* [Stated problem]: Reproduce the lines below exactly, from the one containing "Generate a component" through the one containing "const yTicks = [0, 50, 100, 150, 200];", both included. Leave out any pictures.

* [Listed records]:
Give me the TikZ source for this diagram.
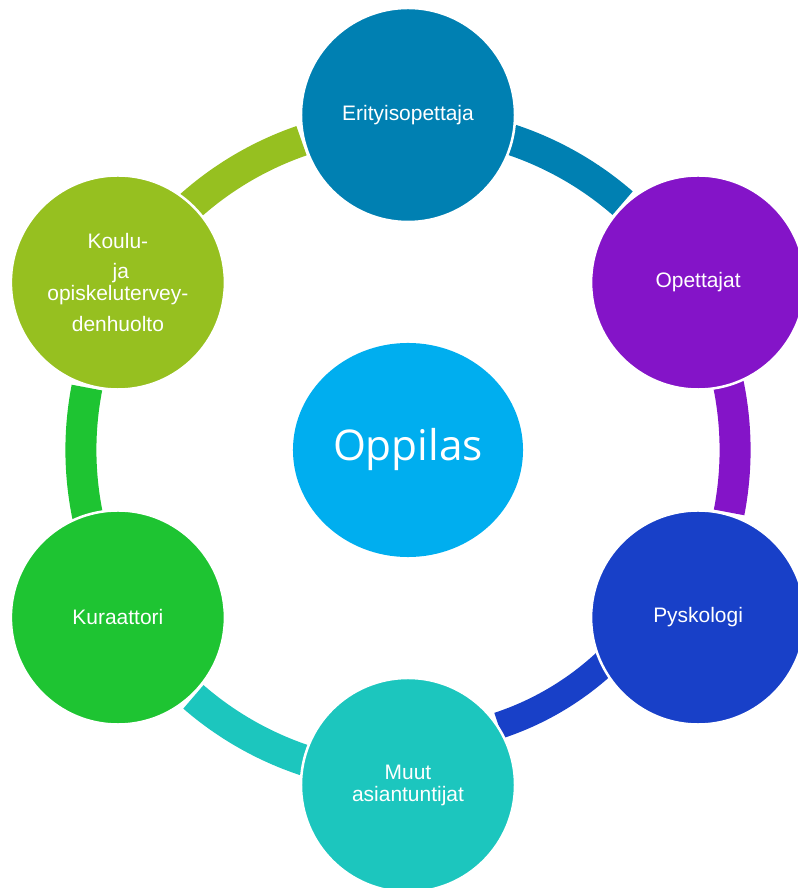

* * *

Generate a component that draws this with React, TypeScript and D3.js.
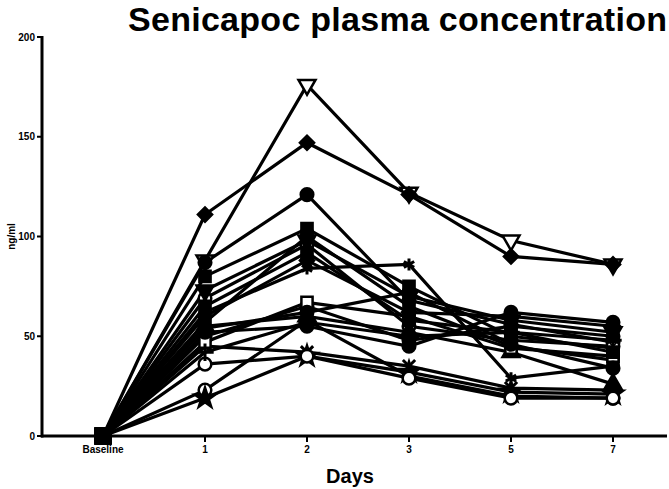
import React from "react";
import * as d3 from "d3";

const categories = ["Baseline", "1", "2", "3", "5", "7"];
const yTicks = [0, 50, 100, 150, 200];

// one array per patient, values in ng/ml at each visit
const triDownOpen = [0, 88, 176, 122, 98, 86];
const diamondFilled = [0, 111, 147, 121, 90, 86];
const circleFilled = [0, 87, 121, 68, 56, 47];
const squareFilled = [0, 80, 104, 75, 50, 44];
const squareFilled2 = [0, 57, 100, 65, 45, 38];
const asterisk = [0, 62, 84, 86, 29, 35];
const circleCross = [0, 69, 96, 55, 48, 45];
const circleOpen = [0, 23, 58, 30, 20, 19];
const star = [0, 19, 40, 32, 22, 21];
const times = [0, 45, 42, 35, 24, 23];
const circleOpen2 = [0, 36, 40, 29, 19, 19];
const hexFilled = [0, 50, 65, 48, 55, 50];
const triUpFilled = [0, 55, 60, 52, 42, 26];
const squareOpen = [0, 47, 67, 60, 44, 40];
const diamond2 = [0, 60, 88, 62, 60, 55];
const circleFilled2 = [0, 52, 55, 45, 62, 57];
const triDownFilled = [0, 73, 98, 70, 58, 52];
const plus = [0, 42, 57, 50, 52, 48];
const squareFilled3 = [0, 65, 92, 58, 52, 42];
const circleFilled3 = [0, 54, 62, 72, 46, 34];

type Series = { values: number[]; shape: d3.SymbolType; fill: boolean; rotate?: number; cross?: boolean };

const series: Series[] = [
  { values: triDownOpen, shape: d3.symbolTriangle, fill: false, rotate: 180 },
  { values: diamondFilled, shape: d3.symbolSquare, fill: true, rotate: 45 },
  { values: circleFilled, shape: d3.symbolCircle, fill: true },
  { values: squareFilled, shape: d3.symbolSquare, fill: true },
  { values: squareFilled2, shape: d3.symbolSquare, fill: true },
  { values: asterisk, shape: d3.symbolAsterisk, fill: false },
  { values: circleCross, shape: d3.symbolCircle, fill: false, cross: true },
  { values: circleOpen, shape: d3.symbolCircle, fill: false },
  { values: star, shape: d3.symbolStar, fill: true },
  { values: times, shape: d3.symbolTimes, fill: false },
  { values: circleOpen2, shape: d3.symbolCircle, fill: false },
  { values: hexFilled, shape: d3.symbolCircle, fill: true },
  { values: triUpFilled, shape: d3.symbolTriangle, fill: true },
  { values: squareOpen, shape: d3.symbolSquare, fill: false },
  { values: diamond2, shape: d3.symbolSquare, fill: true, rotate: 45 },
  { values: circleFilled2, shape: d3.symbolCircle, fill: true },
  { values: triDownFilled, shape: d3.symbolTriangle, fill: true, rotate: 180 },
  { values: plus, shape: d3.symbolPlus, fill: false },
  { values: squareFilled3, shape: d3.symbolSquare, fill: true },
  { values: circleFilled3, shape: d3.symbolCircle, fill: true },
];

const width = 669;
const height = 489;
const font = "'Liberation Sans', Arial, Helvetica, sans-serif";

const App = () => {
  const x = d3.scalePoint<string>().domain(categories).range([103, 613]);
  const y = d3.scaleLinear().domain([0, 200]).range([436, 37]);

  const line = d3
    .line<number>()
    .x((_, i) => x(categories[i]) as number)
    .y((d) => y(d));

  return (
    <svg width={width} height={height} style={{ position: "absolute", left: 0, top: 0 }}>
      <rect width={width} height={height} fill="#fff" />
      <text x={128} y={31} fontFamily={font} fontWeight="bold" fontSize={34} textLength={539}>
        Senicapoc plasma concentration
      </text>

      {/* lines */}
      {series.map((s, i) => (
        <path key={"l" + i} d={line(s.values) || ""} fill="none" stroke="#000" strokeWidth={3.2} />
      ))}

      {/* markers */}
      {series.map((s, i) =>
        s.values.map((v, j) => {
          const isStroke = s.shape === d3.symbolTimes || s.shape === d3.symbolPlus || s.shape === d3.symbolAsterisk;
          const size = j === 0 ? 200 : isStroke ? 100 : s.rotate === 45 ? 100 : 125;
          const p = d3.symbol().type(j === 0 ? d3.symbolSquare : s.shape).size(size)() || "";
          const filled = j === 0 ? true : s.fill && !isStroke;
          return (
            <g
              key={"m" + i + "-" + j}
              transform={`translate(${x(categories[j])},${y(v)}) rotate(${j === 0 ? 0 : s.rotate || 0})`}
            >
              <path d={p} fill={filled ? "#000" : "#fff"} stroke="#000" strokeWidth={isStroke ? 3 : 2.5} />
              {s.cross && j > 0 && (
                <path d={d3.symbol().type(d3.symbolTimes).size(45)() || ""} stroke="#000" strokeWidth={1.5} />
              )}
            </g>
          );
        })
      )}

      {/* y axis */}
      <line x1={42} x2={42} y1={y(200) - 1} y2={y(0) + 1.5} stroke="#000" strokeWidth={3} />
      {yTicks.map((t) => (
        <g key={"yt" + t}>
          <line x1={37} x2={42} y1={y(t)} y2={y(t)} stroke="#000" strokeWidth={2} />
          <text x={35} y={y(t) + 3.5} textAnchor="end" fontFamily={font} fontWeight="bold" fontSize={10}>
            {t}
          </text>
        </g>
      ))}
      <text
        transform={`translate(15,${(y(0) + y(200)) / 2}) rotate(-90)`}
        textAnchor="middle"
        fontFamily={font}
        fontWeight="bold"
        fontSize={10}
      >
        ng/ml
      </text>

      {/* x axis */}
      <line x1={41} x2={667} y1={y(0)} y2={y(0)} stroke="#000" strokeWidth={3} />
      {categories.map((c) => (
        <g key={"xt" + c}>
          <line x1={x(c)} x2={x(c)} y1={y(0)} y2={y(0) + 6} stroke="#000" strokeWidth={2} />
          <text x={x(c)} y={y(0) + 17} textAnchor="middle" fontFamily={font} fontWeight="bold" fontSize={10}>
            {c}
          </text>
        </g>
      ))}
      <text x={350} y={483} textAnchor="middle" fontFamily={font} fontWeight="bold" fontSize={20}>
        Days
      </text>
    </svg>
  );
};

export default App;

* [Response]:
Generate a component that draws this with React, TypeScript and D3.js.
import React from "react";
import * as d3 from "d3";

const categories = ["Baseline", "1", "2", "3", "5", "7"];
const yTicks = [0, 50, 100, 150, 200];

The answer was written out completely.